- What to do: Quote every line of the data below as it stands, omitting pictures.

####################

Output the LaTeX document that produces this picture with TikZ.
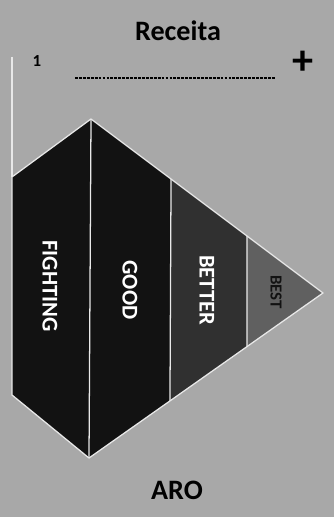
\documentclass[tikz,border=0pt]{standalone}
\usepackage{fontspec}
\setmainfont{Carlito}
\definecolor{rpgray}{RGB}{168,168,168}
\definecolor{rpblack}{RGB}{18,18,18}
\definecolor{rpdark}{RGB}{48,48,48}
\definecolor{rpmid}{RGB}{96,96,96}
\definecolor{rpline}{RGB}{232,232,232}
\usetikzlibrary{calc}
\tikzset{
  collabel/.style={text=white,rotate=-90,font=\fontsize{16}{19}\selectfont\bfseries},
  edge/.style={draw=rpline,line width=0.9pt,line join=round},
  axistext/.style={text=black,font=\fontsize{20}{24}\selectfont\bfseries}
}

\begin{document}
\begin{tikzpicture}[x=0.025cm,y=-0.025cm]
  \fill[rpgray] (0,0) rectangle (334,517);
  \useasboundingbox (0,0) rectangle (334,517);

  % outline points
  \coordinate (tl)  at (12,177);
  \coordinate (top) at (91,119);
  \coordinate (tip) at (323,293);
  \coordinate (bot) at (89,458);
  \coordinate (bl)  at (12,395);
  \coordinate (d2t) at ($(top)!0.345!(tip)$);
  \coordinate (d3t) at ($(top)!0.672!(tip)$);
  \coordinate (d2b) at ($(tip)!0.654!(bot)$);
  \coordinate (d3b) at ($(tip)!0.325!(bot)$);
  \coordinate (axtop) at (12,57);

  % columns
  \fill[rpblack] (tl) -- (top) -- (bot) -- (bl) -- cycle;
  \fill[rpblack] (top) -- (d2t) -- (d2b) -- (bot) -- cycle;
  \fill[rpdark] (d2t) -- (d3t) -- (d3b) -- (d2b) -- cycle;
  \fill[rpmid] (d3t) -- (tip) -- (d3b) -- cycle;
  \draw[edge] (tl) -- (top) -- (tip) -- (bot) -- (bl) -- cycle;
  \draw[edge] (top) -- (bot);
  \draw[edge] (d2t) -- (d2b);
  \draw[edge] (d3t) -- (d3b);
  \draw[draw=rpline,line width=0.8pt] (axtop) -- (tl);

  \node[collabel] (fighting) at (50,286) {FIGHTING};
  \node[collabel] (good) at (130,290) {GOOD};
  \node[collabel] (better) at (207,290) {BETTER};
  \node[collabel,text=rpblack,font=\fontsize{12}{14}\selectfont\bfseries] (best) at (276,292) {BEST};

  % axis texts
  \node[axistext] (receita) at (178,31) {Receita};
  \node[axistext] (aro) at (177,490) {ARO};
  \node[text=black,font=\fontsize{12}{14}\selectfont\bfseries] (one) at (37,61) {1};
  \node[text=black,font=\fontsize{30}{30}\selectfont\bfseries] (plus) at (303,63) {+};
  \coordinate (dashl) at (75,78);
  \coordinate (dashr) at (275,78);
  \draw[black,line width=0.8pt,dash pattern=on 2pt off 0.8pt] (dashl) -- (dashr);
\end{tikzpicture}
\end{document}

####################

- Solution to the exercise:
Output the LaTeX document that produces this picture with TikZ.
\documentclass[tikz,border=0pt]{standalone}
\usepackage{fontspec}
\setmainfont{Carlito}
\definecolor{rpgray}{RGB}{168,168,168}
\definecolor{rpblack}{RGB}{18,18,18}
\definecolor{rpdark}{RGB}{48,48,48}
\definecolor{rpmid}{RGB}{96,96,96}
\definecolor{rpline}{RGB}{232,232,232}
\usetikzlibrary{calc}
\tikzset{
  collabel/.style={text=white,rotate=-90,font=\fontsize{16}{19}\selectfont\bfseries},
  edge/.style={draw=rpline,line width=0.9pt,line join=round},
  axistext/.style={text=black,font=\fontsize{20}{24}\selectfont\bfseries}
}

\begin{document}
\begin{tikzpicture}[x=0.025cm,y=-0.025cm]
  \fill[rpgray] (0,0) rectangle (334,517);
  \useasboundingbox (0,0) rectangle (334,517);

  % outline points
  \coordinate (tl)  at (12,177);
  \coordinate (top) at (91,119);
  \coordinate (tip) at (323,293);
  \coordinate (bot) at (89,458);
  \coordinate (bl)  at (12,395);
  \coordinate (d2t) at ($(top)!0.345!(tip)$);
  \coordinate (d3t) at ($(top)!0.672!(tip)$);
  \coordinate (d2b) at ($(tip)!0.654!(bot)$);
  \coordinate (d3b) at ($(tip)!0.325!(bot)$);
  \coordinate (axtop) at (12,57);

  % columns
  \fill[rpblack] (tl) -- (top) -- (bot) -- (bl) -- cycle;
  \fill[rpblack] (top) -- (d2t) -- (d2b) -- (bot) -- cycle;
  \fill[rpdark] (d2t) -- (d3t) -- (d3b) -- (d2b) -- cycle;
  \fill[rpmid] (d3t) -- (tip) -- (d3b) -- cycle;
  \draw[edge] (tl) -- (top) -- (tip) -- (bot) -- (bl) -- cycle;
  \draw[edge] (top) -- (bot);
  \draw[edge] (d2t) -- (d2b);
  \draw[edge] (d3t) -- (d3b);
  \draw[draw=rpline,line width=0.8pt] (axtop) -- (tl);

  \node[collabel] (fighting) at (50,286) {FIGHTING};
  \node[collabel] (good) at (130,290) {GOOD};
  \node[collabel] (better) at (207,290) {BETTER};
  \node[collabel,text=rpblack,font=\fontsize{12}{14}\selectfont\bfseries] (best) at (276,292) {BEST};

  % axis texts
  \node[axistext] (receita) at (178,31) {Receita};
  \node[axistext] (aro) at (177,490) {ARO};
  \node[text=black,font=\fontsize{12}{14}\selectfont\bfseries] (one) at (37,61) {1};
  \node[text=black,font=\fontsize{30}{30}\selectfont\bfseries] (plus) at (303,63) {+};
  \coordinate (dashl) at (75,78);
  \coordinate (dashr) at (275,78);
  \draw[black,line width=0.8pt,dash pattern=on 2pt off 0.8pt] (dashl) -- (dashr);
\end{tikzpicture}
\end{document}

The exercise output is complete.